While Regina will now have two nearly-exclusive urban ridings if the new plans are approved, inner-city North Central (which was controversially named “Canada’s Worst Neighbourhood” by Maclean’s in 2007) will still be part of a hybrid urban-rural riding which includes the heart of North Central and also rural towns like Elfros and Wolseley.

Having worked in North Central for over a year, and having visited Wolseley several times over the course of the same period, I can safely say that the two places share very little in common. While North Central is nowhere near as bad as people like to claim it is (despite having an HIV epidemic and a relatively high crime rate), it is undoubtedly a neighbourhood filled with very unique problems that need to be addressed, and lumping the concerns of these people in with the totally different concerns of a farmer near Dysart or a resident at the Wolseley care home is not only unfair to the people of North Central, it’s unfair to the rural voters as well.
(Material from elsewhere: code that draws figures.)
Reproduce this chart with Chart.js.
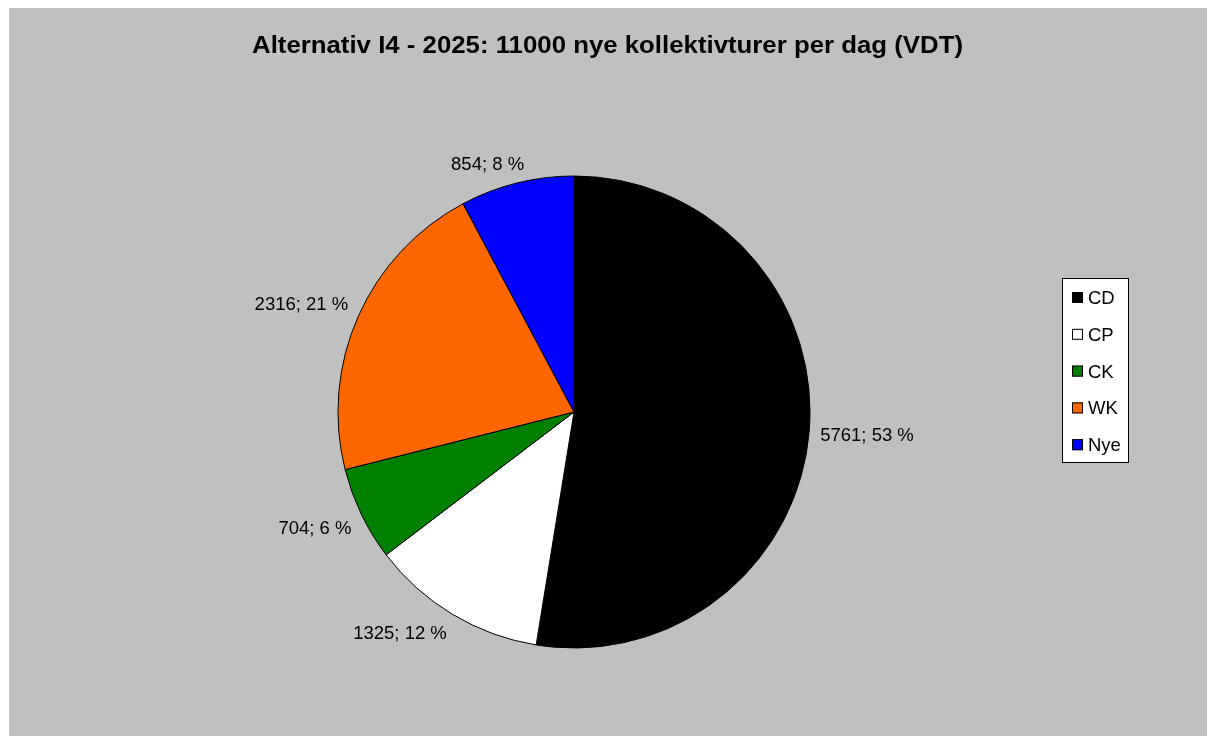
<!DOCTYPE html>
<html>
<head>
<meta charset="utf-8">
<script src="https://cdn.jsdelivr.net/npm/chart.js@4"></script>
<style>
  html, body { margin: 0; padding: 0; background: #ffffff; }
  #wrap { position: absolute; left: 9px; top: 8px; width: 1198px; height: 728px; background: #c0c0c0; }
  canvas { display: block; }
</style>
</head>
<body>
<div id="wrap"><canvas id="c" width="1198" height="728"></canvas></div>
<script>
const titleText = 'Alternativ I4 - 2025: 11000 nye kollektivturer per dag (VDT)';
const categories = ['CD', 'CP', 'CK', 'WK', 'Nye'];
const values = [5761, 1325, 704, 2316, 854];
const colors = ['#000000', '#ffffff', '#008000', '#ff6600', '#0000ff'];

const FONT = '"Liberation Sans", Arial, sans-serif';

const overlay = {
  id: 'overlay',
  afterDraw(chart) {
    const ctx = chart.ctx;
    const total = values.reduce((a, b) => a + b, 0);
    ctx.save();
    // title
    ctx.font = 'bold 23.5px ' + FONT;
    ctx.fillStyle = '#000';
    ctx.textBaseline = 'alphabetic';
    ctx.textAlign = 'center';
    const tw = ctx.measureText(titleText).width;
    const targetW = 711;
    const sx = targetW / tw;
    ctx.save();
    ctx.translate(598.5, 45);
    ctx.scale(sx, 1);
    ctx.fillText(titleText, 0, 0);
    ctx.restore();

    // data labels
    const fs = 18.5;
    ctx.font = fs + 'px ' + FONT;
    const capH = 0.716 * fs;
    const meta = chart.getDatasetMeta(0);
    meta.data.forEach((arc, i) => {
      const a = (arc.startAngle + arc.endAngle) / 2;
      const dx = Math.cos(a), dy = Math.sin(a);
      const rr = arc.outerRadius + 11;
      const px = arc.x + rr * dx, py = arc.y + rr * dy;
      const txt = values[i] + '; ' + Math.round(values[i] / total * 100) + ' %';
      const w = ctx.measureText(txt).width;
      const h = 17;
      const s1 = Math.max(-1, Math.min(1, 3 * dx));
      const s2 = Math.max(-1, Math.min(1, 3 * dy));
      const cx = px + s1 * w / 2, cy = py + s2 * h / 2;
      ctx.textAlign = 'center';
      ctx.fillText(txt, cx, cy + capH / 2);
    });

    // legend
    const lx = 1053, ly = 270, lw = 67, lh = 185;
    ctx.fillStyle = '#ffffff';
    ctx.fillRect(lx, ly, lw, lh);
    ctx.strokeStyle = '#000';
    ctx.lineWidth = 1;
    ctx.strokeRect(lx + 0.5, ly + 0.5, lw - 1, lh - 1);
    ctx.textAlign = 'left';
    categories.forEach((c, i) => {
      const base = 296 + i * 36.8;
      ctx.fillStyle = colors[i];
      ctx.fillRect(1063, base - 12, 11, 11);
      ctx.strokeStyle = '#000';
      ctx.strokeRect(1063.5, base - 11.5, 10, 10);
      ctx.fillStyle = '#000';
      ctx.fillText(c, 1079, base);
    });
    ctx.restore();
  }
};

new Chart(document.getElementById('c'), {
  type: 'pie',
  data: {
    labels: categories,
    datasets: [{
      data: values,
      backgroundColor: colors,
      borderColor: '#000000',
      borderWidth: 1,
      radius: 236
    }]
  },
  options: {
    responsive: false,
    animation: false,
    layout: { padding: { left: 329, right: 397, top: 168, bottom: 88 } },
    plugins: {
      legend: { display: false },
      tooltip: { enabled: false },
      title: { display: false }
    }
  },
  plugins: [overlay]
});
</script>
</body>
</html>
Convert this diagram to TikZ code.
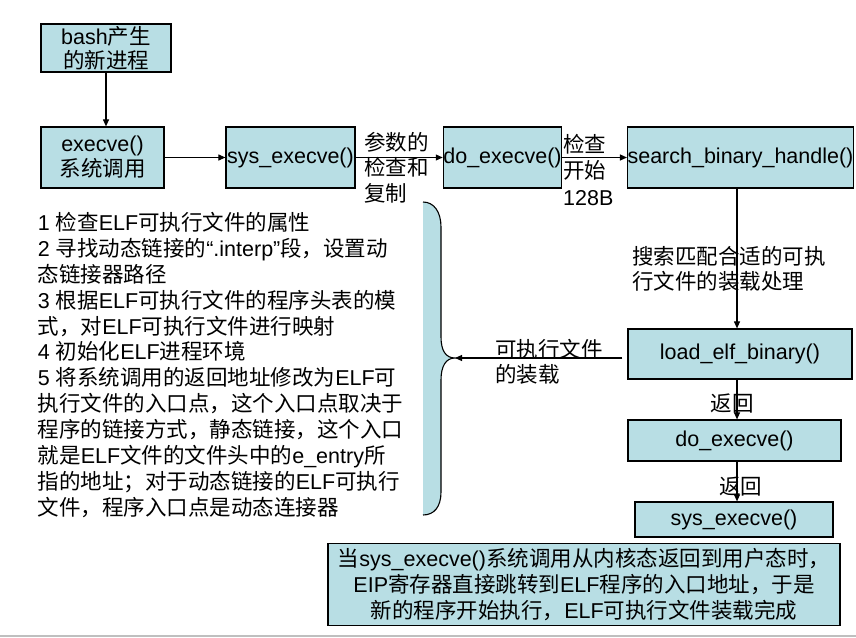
\documentclass[tikz,border=0pt]{standalone}
\usepackage{fontspec}
\setmainfont{Liberation Sans}
\newfontfamily\latinfont{Liberation Sans}
\newfontfamily\cjkfont{Noto Sans CJK SC}
\usepackage{xcolor}
\definecolor{tealbox}{RGB}{184, 222, 228}
\usetikzlibrary{arrows.meta, positioning}

% switch to the CJK font for Chinese characters
\XeTeXinterchartokenstate=1
\chardef\cjkcls=10
\newcount\cjkcode
\cjkcode="3000
\loop \XeTeXcharclass\cjkcode=\cjkcls \advance\cjkcode by 1 \ifnum\cjkcode<"A000 \repeat
\cjkcode="FF00
\loop \XeTeXcharclass\cjkcode=\cjkcls \advance\cjkcode by 1 \ifnum\cjkcode<"FFF0 \repeat
\XeTeXcharclass"201C=0
\XeTeXcharclass"201D=0
\XeTeXinterchartoks 0 \cjkcls = {\cjkfont}
\XeTeXinterchartoks 4095 \cjkcls = {\cjkfont}
\XeTeXinterchartoks \cjkcls 0 = {\latinfont}
\XeTeXinterchartoks \cjkcls 4095 = {\latinfont}

\begin{document}
\begin{tikzpicture}[x=1pt, y=-1pt,
		every node/.style={font=\fontsize{21.5}{26}\selectfont, inner sep=0pt},
		box/.style={draw, fill=tealbox, line width=1.2pt, align=center},
		lbl/.style={anchor=north west, align=left},
		arr/.style={line width=1.1pt, -{Triangle[length=7pt, width=6pt]}},
		]
		\useasboundingbox (0,0) rectangle (856,637);
		% top row
		\node[box, minimum width=130pt, minimum height=48pt, font=\fontsize{21.5}{24}\selectfont] (bash) at (106,48) {bash产生\\的新进程};
		\node[box, minimum width=123pt, minimum height=61pt, font=\fontsize{21.5}{25}\selectfont] (execve) at (102.5,157.5) {execve()\\系统调用};
		\node[box, minimum width=129pt, minimum height=61pt] (sys) at (290.5,157.5) {sys\_execve()};
		\node[box, minimum width=117pt, minimum height=61pt] (do) at (502.5,157.5) {do\_execve()};
		\node[box, minimum width=225pt, minimum height=61pt] (search) at (740.5,157.5) {search\_binary\_handle()};
		% right column
		\node[box, minimum width=224pt, minimum height=50pt] (load) at (740,354) {load\_elf\_binary()};
		\node[box, minimum width=213pt, minimum height=41pt] (doret) at (734.5,440.5) {do\_execve()};
		\node[box, minimum width=198pt, minimum height=35pt] (sysret) at (734,519.5) {sys\_execve()};
		\node[box, minimum width=512pt, minimum height=82pt] (done) at (584,584.5)
			{当sys\_execve()系统调用从内核态返回到用户态时，\\EIP寄存器直接跳转到ELF程序的入口地址，于是\\新的程序开始执行，ELF可执行文件装载完成};
		% labels
		\node[lbl, font=\fontsize{21.5}{25.5}\selectfont] (paramlbl) at (364,132) {参数的\\检查和\\复制};
		\node[lbl, font=\fontsize{21.5}{26.5}\selectfont] (checklbl) at (563,134) {检查\\开始\\128B};
		\node[lbl, font=\fontsize{21.5}{25}\selectfont] (searchlbl) at (632,246) {搜索匹配合适的可执\\行文件的装载处理};
		\node[lbl, font=\fontsize{21.5}{25}\selectfont] (loadlbl) at (495,339) {可执行文件\\的装载};
		\node (ret1) at (732,403) {返回};
		\node (ret2) at (740.5,486) {返回};
		\node[lbl, font=\fontsize{21.5}{25.9}\selectfont] (steps) at (37.7,212) {1 检查ELF可执行文件的属性\\
			2 寻找动态链接的“.interp”段，设置动\\
			态链接器路径\\
			3 根据ELF可执行文件的程序头表的模\\
			式，对ELF可执行文件进行映射\\
			4 初始化ELF进程环境\\
			5 将系统调用的返回地址修改为ELF可\\
			执行文件的入口点，这个入口点取决于\\
			程序的链接方式，静态链接，这个入口\\
			就是ELF文件的文件头中的e\_entry所\\
			指的地址；对于动态链接的ELF可执行\\
			文件，程序入口点是动态连接器};
		% brace
		\coordinate (tip) at (455,358);
		\coordinate (spine) at (737,0);
		\fill[tealbox] (423,202) .. controls (434,202) and (441,212) .. (441,227) -- (441,337)
			.. controls (441,351) and (446,358) .. (tip) .. controls (446,358) and (441,366) .. (441,380)
			-- (441,492) .. controls (441,507) and (434,515) .. (423,515) -- cycle;
		\draw[line width=1.1pt] (423,202) .. controls (434,202) and (441,212) .. (441,227) -- (441,337)
			.. controls (441,351) and (446,358) .. (tip) .. controls (446,358) and (441,366) .. (441,380)
			-- (441,492) .. controls (441,507) and (434,515) .. (423,515);
		% connectors
		\draw[arr] (bash.south) -- (bash.south |- execve.north);
		\draw[arr] (execve.east) -- (sys.west);
		\draw[arr] (sys.east) -- (do.west);
		\draw[arr] (do.east) -- (search.west);
		\draw[arr] (search.south -| spine) -- (load.north -| spine);
		\draw[arr, shorten <=5pt] (load.west |- tip) -- (tip);
		\draw[arr] (load.south -| spine) -- (doret.north -| spine);
		\draw[arr] (doret.south -| spine) -- (sysret.north -| spine);
		\draw[black!25, line width=1.5pt] (0,636) -- (856,636);
\end{tikzpicture}
\end{document}
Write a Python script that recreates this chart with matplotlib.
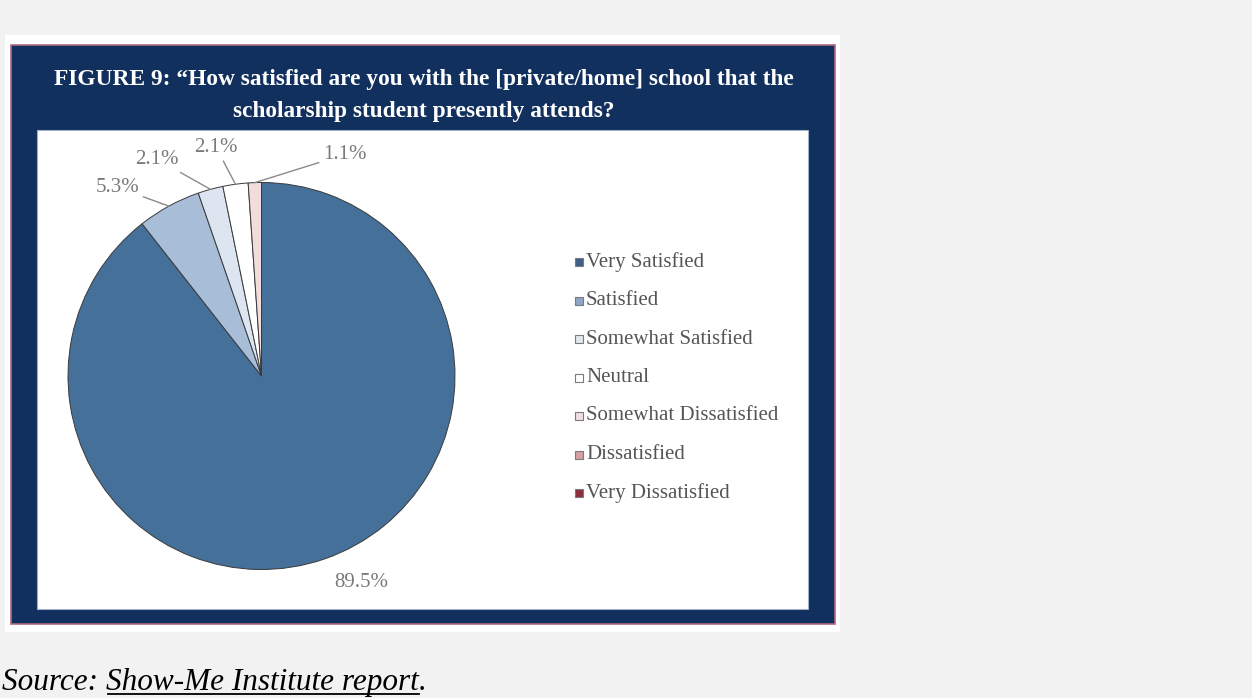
import math
import matplotlib
matplotlib.use('Agg')
import matplotlib.pyplot as plt
from matplotlib.patches import Rectangle

# data
categories = ['Very Satisfied', 'Satisfied', 'Somewhat Satisfied', 'Neutral',
              'Somewhat Dissatisfied', 'Dissatisfied', 'Very Dissatisfied']
shares = [89.5, 5.3, 2.1, 2.1, 1.1, 0.0, 0.0]
pct_labels = ['89.5%', '5.3%', '2.1%', '2.1%', '1.1%', '', '']
title_lines = ['FIGURE 9: \u201cHow satisfied are you with the [private/home] school that the',
               'scholarship student presently attends?']

slice_colors = ['#44709a', '#a7bdd8', '#dce5f0', '#ffffff', '#f2dcdc', '#d99694', '#943634']
legend_colors = ['#3f5f86', '#8ea6c4', '#e2e8f0', '#ffffff', '#f1dde2', '#d4a0a2', '#8f2f3c']

# label placement (angle in degrees, distance in radii) -- layout only
label_place = [(-64.3, 1.184), (127.4, 1.227), (115.7, 1.242), (101.2, 1.204), (69.4, 1.223)]

W, H = 1252, 698
fig = plt.figure(figsize=(W / 100, H / 100), dpi=100, facecolor='#f2f2f2')
ax = fig.add_axes([0, 0, 1, 1])

def Y(y):
    return H - y

NAVY = '#12305d'
ax.add_patch(Rectangle((5, Y(632)), 835, 597, facecolor='white', edgecolor='none', zorder=0))
ax.add_patch(Rectangle((11, Y(624)), 824, 579, facecolor=NAVY, edgecolor='#b0697e',
                       linewidth=1.2, zorder=1))
ax.add_patch(Rectangle((37, Y(609)), 771, 479, facecolor='white', edgecolor='#9fb0c8',
                       linewidth=0.8, zorder=2))

for i, line in enumerate(title_lines):
    ax.text(424, Y(79 + 32 * i), line, ha='center', va='center', color='white',
            fontsize=16.8, fontweight='bold', family='Liberation Serif', zorder=3)

cx, cy, r = 261.5, Y(376), 193.5
wedges, _ = ax.pie(shares, colors=slice_colors, startangle=90, counterclock=False,
                   center=(cx, cy), radius=r,
                   wedgeprops=dict(edgecolor='#3a3a3a', linewidth=0.7, zorder=4))

ax.set_xlim(0, W)
ax.set_ylim(0, H)
ax.set_aspect('auto')
ax.axis('off')

for i, (ang, dist) in enumerate(label_place):
    w = wedges[i]
    mid = math.radians((w.theta1 + w.theta2) / 2)
    tx = cx + r * dist * math.cos(math.radians(ang))
    ty = cy + r * dist * math.sin(math.radians(ang))
    if i == 0:
        ax.text(tx, ty, pct_labels[i], ha='center', va='center', color='#7a7a7a',
                fontsize=15, family='Liberation Serif', zorder=5)
    else:
        ax.annotate(pct_labels[i], xy=(cx + r * math.cos(mid), cy + r * math.sin(mid)),
                    xytext=(tx, ty), ha='center', va='center', color='#7a7a7a',
                    fontsize=15, family='Liberation Serif', zorder=5,
                    arrowprops=dict(arrowstyle='-', color='#8a8a8a', lw=1.0,
                                    shrinkA=1, shrinkB=0))

for i, name in enumerate(categories):
    y = Y(262 + 38.5 * i)
    ax.add_patch(Rectangle((575, y - 4), 8, 8, facecolor=legend_colors[i],
                           edgecolor='#7a7a7a', linewidth=0.8, zorder=5))
    ax.text(586, y, name, ha='left', va='center', color='#555555', fontsize=15,
            family='Liberation Serif', zorder=5)

t1 = ax.text(2, Y(690), 'Source: ', ha='left', va='baseline', fontsize=22.5,
             style='italic', family='Liberation Serif', color='black')
fig.canvas.draw()
rend = fig.canvas.get_renderer()
bb = t1.get_window_extent(rend)
x0 = bb.x1
t2 = ax.text(x0, Y(690), 'Show-Me Institute report', ha='left', va='baseline',
             fontsize=22.5, style='italic', family='Liberation Serif', color='black')
bb2 = t2.get_window_extent(rend)
ax.plot([x0 + 2, bb2.x1], [Y(694), Y(694)], color='black', lw=1.3)
ax.text(bb2.x1, Y(690), '.', ha='left', va='baseline', fontsize=22.5,
        style='italic', family='Liberation Serif', color='black')

fig.savefig('out.png', dpi=100, facecolor=fig.get_facecolor())
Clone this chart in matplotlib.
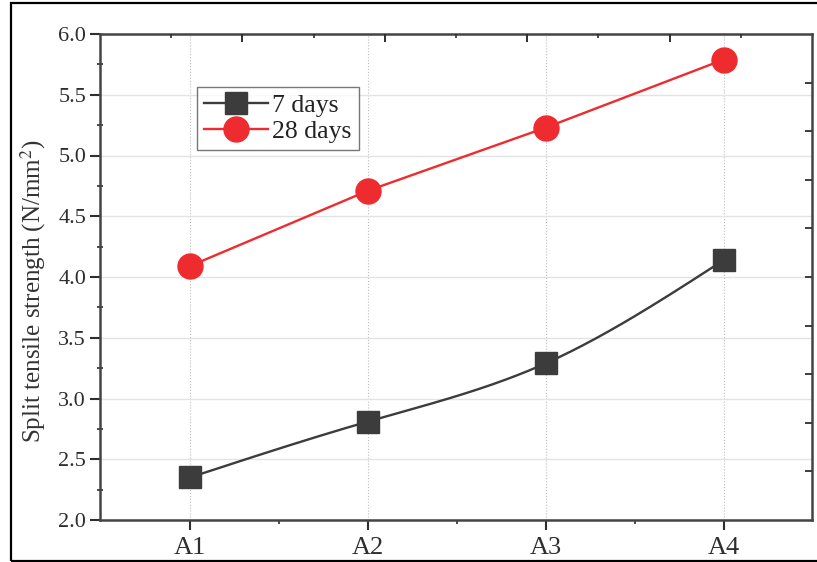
import numpy as np
import matplotlib
matplotlib.use("Agg")
import matplotlib.pyplot as plt
from matplotlib.patches import Rectangle
from matplotlib.lines import Line2D

categories = ["A1", "A2", "A3", "A4"]
days7 = [2.35, 2.81, 3.29, 4.14]
days28 = [4.09, 4.71, 5.23, 5.79]
yticks = [2.0, 2.5, 3.0, 3.5, 4.0, 4.5, 5.0, 5.5, 6.0]


def natural_spline(x, y, n=200):
    x = np.asarray(x, float); y = np.asarray(y, float)
    k = len(x); h = np.diff(x)
    A = np.zeros((k, k)); b = np.zeros(k)
    A[0, 0] = A[-1, -1] = 1
    for i in range(1, k - 1):
        A[i, i - 1] = h[i - 1]; A[i, i] = 2 * (h[i - 1] + h[i]); A[i, i + 1] = h[i]
        b[i] = 6 * ((y[i + 1] - y[i]) / h[i] - (y[i] - y[i - 1]) / h[i - 1])
    M = np.linalg.solve(A, b)
    xs = np.linspace(x[0], x[-1], n)
    idx = np.clip(np.searchsorted(x, xs) - 1, 0, k - 2)
    x0, x1 = x[idx], x[idx + 1]; hh = x1 - x0
    ys = (M[idx] * (x1 - xs) ** 3 / (6 * hh) + M[idx + 1] * (xs - x0) ** 3 / (6 * hh)
          + (y[idx] / hh - M[idx] * hh / 6) * (x1 - xs)
          + (y[idx + 1] / hh - M[idx + 1] * hh / 6) * (xs - x0))
    return xs, ys


plt.rcParams["font.family"] = ["Liberation Serif", "DejaVu Serif"]
plt.rcParams["mathtext.fontset"] = "stix"

fig = plt.figure(figsize=(8.17, 5.62), dpi=100)
ax = fig.add_axes([100 / 817, 42 / 562, 712 / 817, 486 / 562])

x = np.arange(1, len(categories) + 1)
black = "#3c3c3c"
red = "#ee2b2f"

xs, ys = natural_spline(x, days7)
ax.plot(xs, ys, color=black, lw=1.7, zorder=3)
ax.plot(x, days7, ls="none", marker="s", ms=16, color=black, mec=black, zorder=4)
ax.plot(x, days28, color=red, lw=1.7, marker="o", ms=18, mfc=red, mec=red, zorder=4)

ax.set_xlim(0.495, 4.495)
ax.set_ylim(2.0, 6.0)
ax.set_xticks(x)
ax.set_xticklabels(categories)
ax.set_xticks([1.5, 2.5, 3.5], minor=True)
ax.set_yticks(yticks)
ax.set_yticklabels([f"{v:.1f}" for v in yticks])
ax.set_yticks(np.arange(2.25, 6.0, 0.5), minor=True)

tc = "#2e2e2e"
ax.tick_params(axis="x", which="major", direction="out", length=7, width=1.5,
               labelsize=19, colors=tc, pad=5)
ax.tick_params(axis="x", which="minor", direction="out", length=3, width=1.2, colors=tc)
ax.tick_params(axis="y", which="major", direction="out", length=7, width=1.5,
               labelsize=16, colors=tc, pad=3)
ax.tick_params(axis="y", which="minor", direction="inout", length=4, width=1.2, colors=tc)

for s in ax.spines.values():
    s.set_linewidth(1.8)
    s.set_color("#444444")

# grid
ax.grid(axis="x", which="major", color="#bdbdbd", lw=0.8, ls=":")
ax.grid(axis="y", which="major", color="#e3e3e3", lw=1.0, ls="-")
ax.set_axisbelow(True)

ax.set_ylabel("Split tensile strength (N/mm$^2$)", fontsize=18, color="#333333")
ax.yaxis.set_label_coords(-0.094, 0.47)
ax.yaxis.label.set_va("center")

# top & right ticks (inward, unlabelled)
axt = ax.twiny()
axt.set_xlim(0, 10)
axt.set_xticks([2, 4, 6, 8])
axt.set_xticks([1, 3, 5, 7, 9], minor=True)
axt.tick_params(axis="x", which="major", direction="in", length=6, width=1.4,
                labeltop=False, colors=tc)
axt.tick_params(axis="x", which="minor", direction="in", length=3, width=1.2, colors=tc)
axr = ax.twinx()
axr.set_ylim(0, 10)
axr.set_yticks(range(1, 10))
axr.tick_params(axis="y", direction="in", length=5, width=1.3, labelright=False, colors=tc)
for a in (axt, axr):
    for s in a.spines.values():
        s.set_visible(False)

handles = [Line2D([], [], color=black, lw=1.7, marker="s", ms=16),
           Line2D([], [], color=red, lw=1.7, marker="o", ms=18)]
leg = ax.legend(handles, ["7 days", "28 days"], loc="upper left",
                bbox_to_anchor=(0.136, 0.891), borderaxespad=0, fontsize=18.5,
                frameon=True, fancybox=False, handlelength=2.5, handletextpad=0.15,
                borderpad=0.28, labelspacing=0.1)
leg.get_frame().set_edgecolor("#555555")
leg.get_frame().set_linewidth(1.0)
for t in leg.get_texts():
    t.set_color("#222222")

# outer frame
fig.add_artist(Rectangle((11 / 817, 1.5 / 562), 1.0, 557.5 / 562, transform=fig.transFigure,
                         fill=False, lw=1.6, edgecolor="black", clip_on=False))

fig.savefig("out.png", dpi=100)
Can you really claim that one MP will be able to take on the immense task of representing some of Canada’s most desperate citizens while simultaneously satisfying the wants of their rural constituents? So far, the hybrid ridings which tend to elect Conservative MPs would suggest the answer is a firm “no”. It was bad enough that we lumped South Regina in with the rural population of Palliser. It’s a whole different thing to do that to even more socio-economically diverse people.

The new ridings are a vast improvement over what we have now. But maybe not for the people that need it most.